Take care of garden chores early in the morning, concentrating on watering. We’re still in survival mode until this heat wave breaks.

* Keep your vegetable garden watered, mulched and weeded. Water before 8 a.m. to conserve moisture.

* Prevent sunburn; provide temporary shade for tomatoes, peppers, eggplant, melons, squash and other crops with “sensitive” skin.

* Hold off on feeding plants until temperatures cool back down to “normal” range. That means daytime highs in the low to mid 90s.

* Don’t let tomatoes wilt or dry out completely. Give tomatoes a deep watering two to three times a week. Harvest vegetables promptly to encourage plants to produce more.

* Squash especially tends to grow rapidly in hot weather. Keep an eye on zucchini.

* Some weeds thrive in hot weather. Whack them before they go to seed.

* Pinch back chrysanthemums for bushy plants and more flowers in September.

* Harvest tomatoes, squash, peppers and eggplant. Prompt picking will help keep plants producing.

* Remove spent flowers from roses, daylilies and other bloomers as they finish flowering.

* Pinch off blooms from basil so the plant will grow more leaves.

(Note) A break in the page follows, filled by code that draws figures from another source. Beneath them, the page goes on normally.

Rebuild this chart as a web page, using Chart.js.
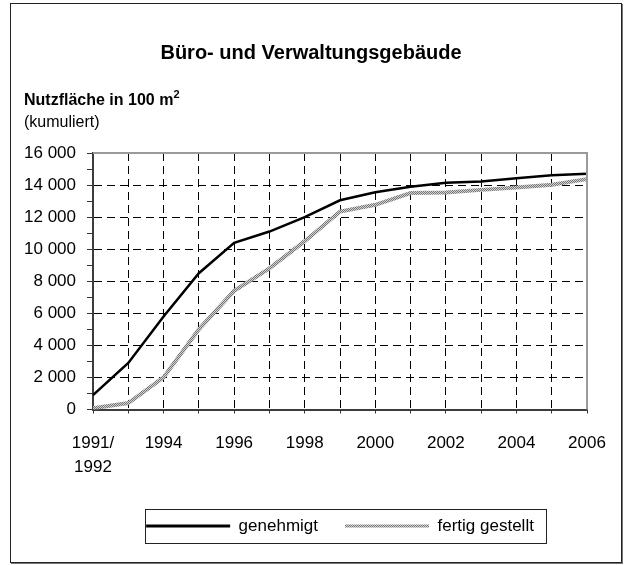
<!DOCTYPE html>
<html>
<head>
<meta charset="utf-8">
<script src="https://cdn.jsdelivr.net/npm/chart.js@4/dist/chart.umd.min.js"></script>
<style>
  html, body { margin: 0; padding: 0; background: #fff; }
  body { width: 627px; height: 565px; position: relative; overflow: hidden; font-family: "Liberation Sans", Arial, sans-serif; }
  #frame { position: absolute; left: 10px; top: 3px; width: 610px; height: 558px; border: 1px solid #222; box-shadow: 1px 1px 0 #777; }
  #wrap { position: absolute; left: 0; top: 0; width: 627px; height: 565px; }
  .cap { position: absolute; left: 24px; font-size: 16px; line-height: 16px; color: #000; white-space: nowrap; }
  #cap1 { top: 92px; font-weight: bold; }
  #cap2 { top: 114px; }
  sup { font-size: 11px; line-height: 0; position: relative; top: -1px; }
</style>
</head>
<body>
<div id="frame"></div>
<div id="wrap"><canvas id="c" width="627" height="565"></canvas></div>
<div class="cap" id="cap1">Nutzfläche in 100 m<sup>2</sup></div>
<div class="cap" id="cap2">(kumuliert)</div>
<script>
// ---- data ----
const categories = ['1991/1992','1993','1994','1995','1996','1997','1998','1999','2000','2001','2002','2003','2004','2005','2006'];
const xTickLabels = [['1991/','1992'],'','1994','','1996','','1998','','2000','','2002','','2004','','2006'];
const yTickLabels = ['0','2 000','4 000','6 000','8 000','10 000','12 000','14 000','16 000'];
const genehmigt = [900, 2900, 5800, 8500, 10400, 11100, 12000, 13050, 13550, 13900, 14150, 14220, 14430, 14610, 14700];
const fertigGestellt = [80, 400, 2000, 5000, 7400, 8800, 10500, 12350, 12770, 13500, 13540, 13700, 13850, 14020, 14370];
const seriesNames = ['genehmigt', 'fertig gestellt'];
const titleText = 'Büro- und Verwaltungsgebäude';

// hatched grey pattern for "fertig gestellt"
const pc = document.createElement('canvas');
pc.width = 2; pc.height = 2;
const pctx = pc.getContext('2d');
pctx.fillStyle = '#d2d2d2'; pctx.fillRect(0, 0, 2, 2);
pctx.fillStyle = '#767676'; pctx.fillRect(0, 0, 1, 1); pctx.fillRect(1, 1, 1, 1);
const greyPattern = document.getElementById('c').getContext('2d').createPattern(pc, 'repeat');

const FONT = 'Liberation Sans, Arial, sans-serif';
Chart.defaults.font.family = FONT;
Chart.defaults.color = '#000';

const framePlugin = {
  id: 'frame',
  beforeDraw(chart) {
    // centre the title over the outer frame rather than the padded layout box
    const t = chart.titleBlock;
    if (t) { t.left = 0; t.right = chart.width - 5; }
  },
  afterDatasetsDraw(chart) {
    const {ctx, chartArea: a} = chart;
    ctx.save();
    ctx.strokeStyle = '#9a9a9a';
    ctx.lineWidth = 2;
    ctx.beginPath();
    ctx.moveTo(a.left, a.top);
    ctx.lineTo(a.right, a.top);
    ctx.lineTo(a.right, a.bottom);
    ctx.stroke();
    ctx.restore();
  },
  afterDraw(chart) {
    const lg = chart.legend;
    if (!lg || !lg.legendHitBoxes || !lg.legendHitBoxes.length) return;
    const hb = lg.legendHitBoxes;
    const first = hb[0], last = hb[hb.length - 1];
    const ctx = chart.ctx;
    const l = first.left - 1;
    const r = last.left + last.width + 12;
    const cy = first.top + first.height / 2;
    ctx.save();
    ctx.strokeStyle = '#222';
    ctx.lineWidth = 1;
    ctx.strokeRect(Math.round(l) + 0.5, Math.round(cy - 17) + 0.5, Math.round(r - l), 34);
    ctx.restore();
  }
};

new Chart(document.getElementById('c'), {
  type: 'line',
  data: {
    labels: categories,
    datasets: [
      { label: seriesNames[0], data: genehmigt, borderColor: '#000', backgroundColor: '#000', borderWidth: 2.5, pointRadius: 0, tension: 0, fill: false },
      { label: seriesNames[1], data: fertigGestellt, borderColor: greyPattern, backgroundColor: greyPattern, borderWidth: 4, pointRadius: 0, tension: 0, fill: false }
    ]
  },
  options: {
    responsive: false,
    animation: false,
    devicePixelRatio: 1,
    layout: { padding: { left: 0, right: 40, top: 0, bottom: 20.5 } },
    plugins: {
      title: {
        display: true,
        text: titleText,
        font: { size: 20, weight: 'bold', family: FONT, lineHeight: 1.2 },
        color: '#000',
        padding: { top: 41, bottom: 88 }
      },
      legend: {
        display: true,
        position: 'bottom',
        fullSize: false,
        labels: {
          boxWidth: 84,
          boxHeight: 3,
          padding: 27,
          font: { size: 17, family: FONT },
          color: '#000',
          generateLabels(chart) {
            return chart.data.datasets.map((ds, i) => ({
              text: ds.label,
              fillStyle: ds.borderColor,
              strokeStyle: ds.borderColor,
              lineWidth: 0,
              hidden: false,
              datasetIndex: i
            }));
          }
        }
      },
      tooltip: { enabled: false }
    },
    scales: {
      x: {
        type: 'category',
        offset: false,
        afterFit(scale) { scale.height = 81; },
        grid: { color: '#000', lineWidth: 1, tickLength: 4, tickColor: '#333', drawTicks: true },
        border: { display: true, color: '#3c3c3c', width: 2, dash: [8, 5] },
        ticks: {
          autoSkip: false,
          maxRotation: 0,
          minRotation: 0,
          padding: 18,
          font: { size: 17, family: FONT, lineHeight: 1.41 },
          color: '#000',
          callback: (v, i) => xTickLabels[i]
        }
      },
      y: {
        min: 0,
        max: 16000,
        afterFit(scale) { scale.width = 93; },
        grid: {
          color: (c) => (c.tick && c.tick.value % 2000 === 0) ? '#000' : 'rgba(0,0,0,0)',
          lineWidth: 1,
          tickLength: 6,
          tickColor: '#333'
        },
        border: { display: true, color: '#3c3c3c', width: 2, dash: [8, 5] },
        ticks: {
          stepSize: 1000,
          autoSkip: false,
          padding: 11,
          font: { size: 17, family: FONT },
          color: '#000',
          callback: (v) => (v % 2000 === 0) ? yTickLabels[v / 2000] : ''
        }
      }
    }
  },
  plugins: [framePlugin]
});
</script>
</body>
</html>
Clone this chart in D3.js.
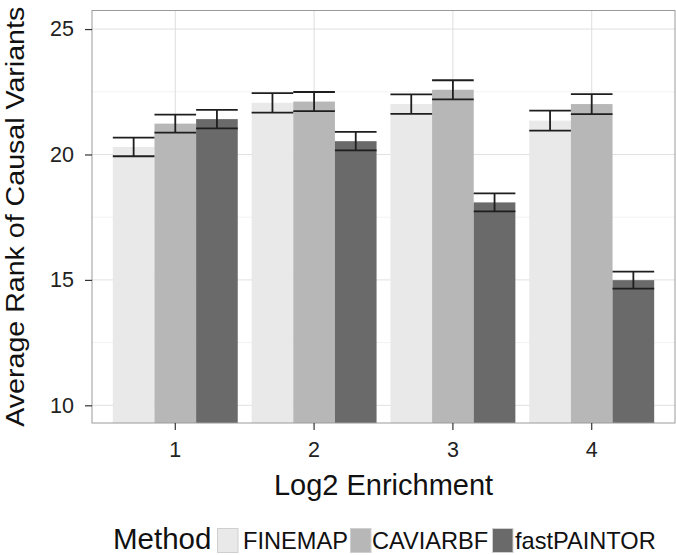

* Cut back lavender after flowering to promote a second bloom.

* One good thing about hot days: Most lawns stop growing when temperatures top 95 degrees. Keep mower blades set on high.

* Once the weather cools down a little, it’s not too late to add a splash of color. Plant petunias, snapdragons, zinnias and marigolds.

* After the heat wave, plant corn, pumpkins, radishes, winter squash and sunflowers. Make sure the seeds stay hydrated.